Flags are set or cleared by the user, and appear in a dedicated flag selection panel whenever the fic prompts the player, which is done using a flag block. Here's an example of a flag block:

You open the chest.

[key] Ornate key
[health_potion] Pearlescent potion of health
[dagger] Iron dagger

The player can then check or uncheck any of these items, which will set or clear the corresponding flag accordingly.

Paragraphs and options can then query combinations of flags to conditionally appear. For instance:

You open the chest.

[key] Ornate key
[health_potion] Pearlescent potion of health
[dagger] Iron dagger

An ogre jumps from the hallway.

> {? dagger } Stab the ogre
  You stab the ogre in the heart.
  > @victory Leave through the hallway
> Run from the ogre
  You run, but the ogre is too fast. You are killed.
  > @defeat Accept fate

The option to stab the ogre will only appear if the user decides to take the dagger, since it has a flag query {? dagger } which will evaluate to true (and therefore show the option) if and only if the dagger flag is true/selected.

Conditional queries can be arbitrarily complex boolean logic formulae. Flags can be combined using logical AND and OR, negation, as well as parenthetical grouping.

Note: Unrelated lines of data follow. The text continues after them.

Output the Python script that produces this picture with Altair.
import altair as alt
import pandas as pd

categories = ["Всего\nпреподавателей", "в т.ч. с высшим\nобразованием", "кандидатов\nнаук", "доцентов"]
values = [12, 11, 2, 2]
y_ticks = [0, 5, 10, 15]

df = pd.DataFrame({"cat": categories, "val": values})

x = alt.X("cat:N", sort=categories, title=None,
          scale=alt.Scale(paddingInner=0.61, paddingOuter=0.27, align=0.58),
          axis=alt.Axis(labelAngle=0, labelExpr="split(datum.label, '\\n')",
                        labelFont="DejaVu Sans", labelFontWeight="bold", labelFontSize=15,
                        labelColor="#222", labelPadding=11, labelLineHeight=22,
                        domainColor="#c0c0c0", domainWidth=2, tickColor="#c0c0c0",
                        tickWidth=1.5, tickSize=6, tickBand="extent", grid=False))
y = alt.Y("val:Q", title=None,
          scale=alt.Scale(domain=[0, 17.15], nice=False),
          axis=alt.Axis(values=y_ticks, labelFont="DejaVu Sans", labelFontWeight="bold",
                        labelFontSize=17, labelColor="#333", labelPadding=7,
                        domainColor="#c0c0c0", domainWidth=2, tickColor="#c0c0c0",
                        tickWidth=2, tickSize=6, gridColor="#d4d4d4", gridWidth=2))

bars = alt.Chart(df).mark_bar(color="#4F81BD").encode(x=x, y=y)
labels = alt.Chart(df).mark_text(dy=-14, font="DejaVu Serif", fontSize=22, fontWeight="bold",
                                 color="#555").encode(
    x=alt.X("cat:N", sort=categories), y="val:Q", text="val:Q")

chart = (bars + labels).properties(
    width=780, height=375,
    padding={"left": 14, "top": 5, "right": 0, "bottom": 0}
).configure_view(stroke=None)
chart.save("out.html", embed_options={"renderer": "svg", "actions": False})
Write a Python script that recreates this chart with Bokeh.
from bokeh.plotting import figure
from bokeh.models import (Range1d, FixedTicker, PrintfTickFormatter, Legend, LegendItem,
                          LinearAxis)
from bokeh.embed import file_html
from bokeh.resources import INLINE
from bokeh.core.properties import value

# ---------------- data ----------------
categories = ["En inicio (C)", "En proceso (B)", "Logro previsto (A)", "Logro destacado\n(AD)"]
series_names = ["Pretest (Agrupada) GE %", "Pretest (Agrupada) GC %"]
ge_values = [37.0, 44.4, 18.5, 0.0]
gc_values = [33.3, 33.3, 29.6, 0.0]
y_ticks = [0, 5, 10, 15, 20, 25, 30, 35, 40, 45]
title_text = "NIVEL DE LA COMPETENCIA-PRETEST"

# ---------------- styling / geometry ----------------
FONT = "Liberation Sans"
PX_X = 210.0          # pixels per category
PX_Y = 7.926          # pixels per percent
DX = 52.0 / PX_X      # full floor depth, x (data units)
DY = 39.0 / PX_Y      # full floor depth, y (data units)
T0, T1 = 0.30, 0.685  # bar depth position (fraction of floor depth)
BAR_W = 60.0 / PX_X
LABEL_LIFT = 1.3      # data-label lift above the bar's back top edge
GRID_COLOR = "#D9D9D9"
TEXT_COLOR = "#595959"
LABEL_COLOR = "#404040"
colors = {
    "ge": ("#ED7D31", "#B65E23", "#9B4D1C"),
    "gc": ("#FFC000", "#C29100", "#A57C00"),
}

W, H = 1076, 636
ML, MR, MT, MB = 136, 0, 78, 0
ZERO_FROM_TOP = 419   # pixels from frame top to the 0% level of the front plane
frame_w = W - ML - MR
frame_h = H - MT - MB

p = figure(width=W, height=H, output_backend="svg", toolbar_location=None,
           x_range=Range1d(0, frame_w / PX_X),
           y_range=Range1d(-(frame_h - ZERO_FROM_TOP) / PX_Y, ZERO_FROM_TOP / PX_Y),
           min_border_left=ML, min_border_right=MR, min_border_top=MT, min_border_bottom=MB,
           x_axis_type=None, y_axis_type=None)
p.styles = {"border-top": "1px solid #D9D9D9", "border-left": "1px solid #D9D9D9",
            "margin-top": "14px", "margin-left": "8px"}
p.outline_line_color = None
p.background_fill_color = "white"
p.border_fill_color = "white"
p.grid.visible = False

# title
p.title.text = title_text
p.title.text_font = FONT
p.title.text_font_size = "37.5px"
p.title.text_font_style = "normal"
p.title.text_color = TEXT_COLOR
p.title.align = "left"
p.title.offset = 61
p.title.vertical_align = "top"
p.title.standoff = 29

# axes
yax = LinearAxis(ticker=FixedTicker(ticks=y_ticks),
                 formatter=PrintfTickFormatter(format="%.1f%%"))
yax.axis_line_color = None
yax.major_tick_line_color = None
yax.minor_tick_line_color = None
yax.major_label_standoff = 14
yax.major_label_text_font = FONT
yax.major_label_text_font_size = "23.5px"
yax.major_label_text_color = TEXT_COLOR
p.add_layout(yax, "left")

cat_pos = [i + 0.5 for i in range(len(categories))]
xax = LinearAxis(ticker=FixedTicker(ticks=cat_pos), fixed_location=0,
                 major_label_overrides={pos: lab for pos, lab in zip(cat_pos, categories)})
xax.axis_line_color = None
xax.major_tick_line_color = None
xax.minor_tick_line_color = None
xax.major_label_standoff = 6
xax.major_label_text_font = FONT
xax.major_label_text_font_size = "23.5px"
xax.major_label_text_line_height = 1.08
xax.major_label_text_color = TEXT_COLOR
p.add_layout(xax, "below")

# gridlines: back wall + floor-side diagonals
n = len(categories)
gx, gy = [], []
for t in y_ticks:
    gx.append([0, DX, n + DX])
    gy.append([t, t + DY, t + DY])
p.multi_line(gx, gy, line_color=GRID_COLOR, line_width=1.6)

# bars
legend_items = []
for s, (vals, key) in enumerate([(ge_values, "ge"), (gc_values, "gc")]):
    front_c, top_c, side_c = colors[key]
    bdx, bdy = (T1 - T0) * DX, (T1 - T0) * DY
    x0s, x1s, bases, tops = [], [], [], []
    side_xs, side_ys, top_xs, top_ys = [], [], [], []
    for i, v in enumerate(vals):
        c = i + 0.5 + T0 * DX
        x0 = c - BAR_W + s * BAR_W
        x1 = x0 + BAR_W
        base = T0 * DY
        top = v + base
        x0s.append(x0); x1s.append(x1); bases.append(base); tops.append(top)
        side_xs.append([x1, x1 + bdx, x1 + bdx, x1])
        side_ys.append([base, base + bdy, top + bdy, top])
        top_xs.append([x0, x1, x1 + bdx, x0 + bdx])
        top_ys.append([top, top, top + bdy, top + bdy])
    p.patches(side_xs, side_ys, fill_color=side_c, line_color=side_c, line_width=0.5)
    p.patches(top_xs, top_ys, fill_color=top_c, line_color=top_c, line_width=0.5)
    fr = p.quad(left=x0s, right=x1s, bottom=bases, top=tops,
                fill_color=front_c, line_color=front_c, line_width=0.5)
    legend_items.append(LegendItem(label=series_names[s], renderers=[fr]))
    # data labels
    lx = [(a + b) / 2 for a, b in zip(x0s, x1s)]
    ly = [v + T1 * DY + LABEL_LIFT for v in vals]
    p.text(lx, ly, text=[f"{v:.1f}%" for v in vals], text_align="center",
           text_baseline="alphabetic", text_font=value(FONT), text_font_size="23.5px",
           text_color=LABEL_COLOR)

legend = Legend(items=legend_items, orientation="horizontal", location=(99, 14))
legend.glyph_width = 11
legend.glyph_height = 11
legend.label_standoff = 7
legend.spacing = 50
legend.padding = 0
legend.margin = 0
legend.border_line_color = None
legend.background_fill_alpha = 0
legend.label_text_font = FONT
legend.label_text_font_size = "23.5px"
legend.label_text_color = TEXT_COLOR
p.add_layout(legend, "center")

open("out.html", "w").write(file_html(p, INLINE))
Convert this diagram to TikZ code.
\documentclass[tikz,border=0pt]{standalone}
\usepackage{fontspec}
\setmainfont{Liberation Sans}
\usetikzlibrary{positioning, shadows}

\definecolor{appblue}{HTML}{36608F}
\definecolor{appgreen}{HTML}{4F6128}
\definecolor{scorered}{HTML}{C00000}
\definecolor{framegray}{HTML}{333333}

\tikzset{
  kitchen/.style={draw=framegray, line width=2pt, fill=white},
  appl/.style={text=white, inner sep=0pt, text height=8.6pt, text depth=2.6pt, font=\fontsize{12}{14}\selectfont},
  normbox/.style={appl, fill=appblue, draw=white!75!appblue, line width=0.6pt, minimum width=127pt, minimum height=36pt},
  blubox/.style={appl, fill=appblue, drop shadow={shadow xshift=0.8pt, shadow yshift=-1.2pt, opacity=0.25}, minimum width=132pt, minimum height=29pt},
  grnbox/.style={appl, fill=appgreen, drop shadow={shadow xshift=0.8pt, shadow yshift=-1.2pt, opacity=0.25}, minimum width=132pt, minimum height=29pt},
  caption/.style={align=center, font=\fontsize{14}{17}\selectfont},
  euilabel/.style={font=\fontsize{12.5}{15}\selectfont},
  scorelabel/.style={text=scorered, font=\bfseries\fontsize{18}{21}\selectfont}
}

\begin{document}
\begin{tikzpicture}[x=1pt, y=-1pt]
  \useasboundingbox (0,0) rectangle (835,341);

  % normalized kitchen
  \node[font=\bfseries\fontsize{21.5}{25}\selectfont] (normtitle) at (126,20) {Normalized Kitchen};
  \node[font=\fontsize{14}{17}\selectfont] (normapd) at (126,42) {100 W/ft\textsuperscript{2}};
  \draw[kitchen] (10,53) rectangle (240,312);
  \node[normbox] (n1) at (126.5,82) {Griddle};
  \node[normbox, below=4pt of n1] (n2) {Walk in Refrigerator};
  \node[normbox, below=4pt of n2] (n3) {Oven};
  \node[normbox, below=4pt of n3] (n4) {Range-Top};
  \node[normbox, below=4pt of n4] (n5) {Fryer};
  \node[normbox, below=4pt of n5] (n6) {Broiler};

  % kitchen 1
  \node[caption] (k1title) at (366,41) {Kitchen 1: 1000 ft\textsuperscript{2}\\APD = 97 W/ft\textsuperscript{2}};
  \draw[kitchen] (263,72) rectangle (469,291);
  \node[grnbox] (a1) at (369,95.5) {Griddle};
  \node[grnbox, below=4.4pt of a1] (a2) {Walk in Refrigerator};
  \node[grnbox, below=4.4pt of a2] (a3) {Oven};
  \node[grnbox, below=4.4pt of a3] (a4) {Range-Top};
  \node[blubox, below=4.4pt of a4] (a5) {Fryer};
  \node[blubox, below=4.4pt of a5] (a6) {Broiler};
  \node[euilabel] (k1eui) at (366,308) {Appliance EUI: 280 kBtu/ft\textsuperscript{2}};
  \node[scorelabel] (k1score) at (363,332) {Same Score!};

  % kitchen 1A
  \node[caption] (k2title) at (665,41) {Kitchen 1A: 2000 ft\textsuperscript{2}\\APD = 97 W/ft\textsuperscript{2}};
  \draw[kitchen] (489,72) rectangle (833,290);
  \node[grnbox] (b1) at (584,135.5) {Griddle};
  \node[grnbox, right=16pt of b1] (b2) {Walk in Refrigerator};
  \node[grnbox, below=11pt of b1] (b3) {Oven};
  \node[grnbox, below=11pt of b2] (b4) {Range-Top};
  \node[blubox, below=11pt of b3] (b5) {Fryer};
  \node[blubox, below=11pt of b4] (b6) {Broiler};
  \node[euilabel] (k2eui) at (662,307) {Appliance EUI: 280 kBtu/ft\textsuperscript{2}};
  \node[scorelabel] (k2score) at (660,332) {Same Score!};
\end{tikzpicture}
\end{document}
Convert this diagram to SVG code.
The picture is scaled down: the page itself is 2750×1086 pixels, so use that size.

The query {? (bowtie && !tie) || (tie && !bowtie) } will evaluate to true if and only if bowtie and not tie, or tie and not bowtie, is selected.

Upcoming features

Everything listed above (except the @@ as an alias for the current area ID) is already implemented in the compiler. There are a lot of features that I'd like to implement in the future. Some features I'd consider as must-haves are custom class injection and the ability to embed CSS in SIFL documents, which would make custom styling much easier. Another useful feature would be to have force set/unset flag prompts, which would require the user to change the state of a flag to either set or unset. This would be useful in cases where the user is really only presented with a single option, that still has to be implemented as a flag.